Australian Earnings season ramps up this week, with the world’s biggest miner, BHP reporting tomorrow and CSL, the world’s biggest blood therapy reporting later this week. For Australian earnings season, it’s important to look at the key themes, industrials, oil and gas, mining stocks, which have produced the strongest earnings in the US, while the US real estate sector underperformed. So these themes will likely play out for the Australia too. On Monday 14 Feb: BLD, DXS, JBH, SKC, BPT report. On Tuesday 14 Feb: BHP, SBM, LIC, HUB report. On Wednesday 16 Feb: CSL, STO, FMG report, and a list of 13 others. On Thursday 17 Feb: WPL, DCA, TLS, WHC, S32 announce results. And on Friday 18 Feb: ING and QBE release results.
Also consider, the Chinese economy is at a stage different to other major economies. China cut interest rates three times from December last year, and has room to loosen monetary policies further. China’s momentum of economic growth has stalled somewhat in recent months, and ahead of the 20th Party Congress of the Chinese Communist Party (the “CCP”), you’d assume maintaining stability will be addressed as it’s a top priority for Chinese authorities. Also keep in mind, Chinese Headline CPI is at 1.5% and Core CPI is at 1.2%. China’s central bank, the People's Bank of China (PBOC) has also encouraged banks to lend, including to property developers and home buyers. In January, aggregate financing in China rose 10.5% YoY, recovering slightly from the weakness since summer last year. Real estate development loans and mortgage loans increased about RMB600 billion during the month. In its monetary policy report released last Friday, the PBoC emphasized ensuring steady growth in aggregate financing and guiding financial institutions to provide support to key industries and weak links of the economy.
Economic news: Australian Economic news: Tuesday February 15 RBA Meeting Minutes are released. Thursday February 17 Australian unemployment data is out. Unemployment expected to remain at 4.2% (which is 14 year lows). Asian Economic News: Wednesday 16 China announces January CPI and PPI.

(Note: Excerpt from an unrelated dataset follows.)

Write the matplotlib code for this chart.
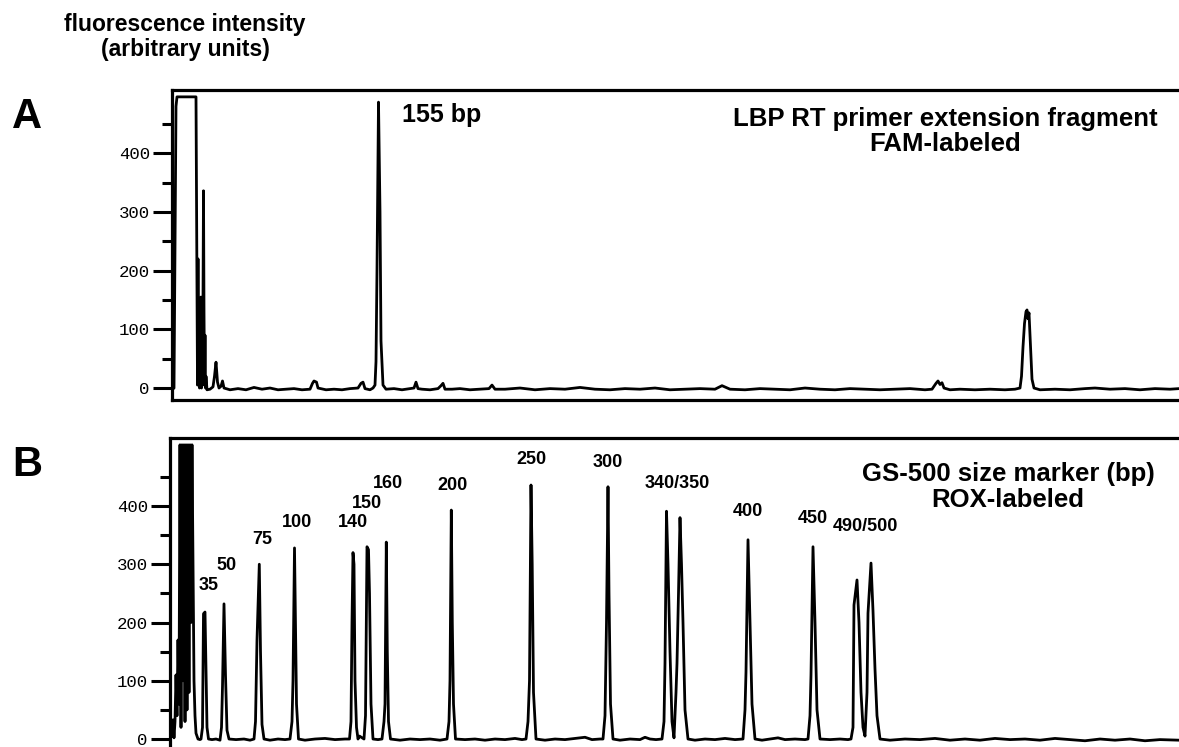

Broad markets; Amid the heightened geopolitical tension, and risk that markets could pull back if the Fed puts the peddle to the metal with interest rates, we are adopting a defensive stance to equities; and see gold regaining a position as a hedge as its usually outperforms when official interest rates rise. On top of that, given the increasing price of oil expectation it could test $100 in the second half of the year, it could be worth considering a position. And to minimise downside to equities, you could consider taking some profits off the table or perhaps hedging your portfolio by shorting the S&P500 and Nasdaq for example.
Asian Markets: We are expecting the current divergence in monetary policies between China and the U.S. to see result in relative outperformance of the Hong Kong and Chinese A-share markets in the first half of 2022.
We prefer adopting a defensive stance on equities overall. The heightened tension in Ukraine is likely to add to the momentum of crude oil to continue to make new highs. We see opportunities in upstream energy exposures. Chinese property names may benefit from a favorable shift in government policies. Tip-toeing into the property sector, we prefer higher quality names with relatively strong balance sheets.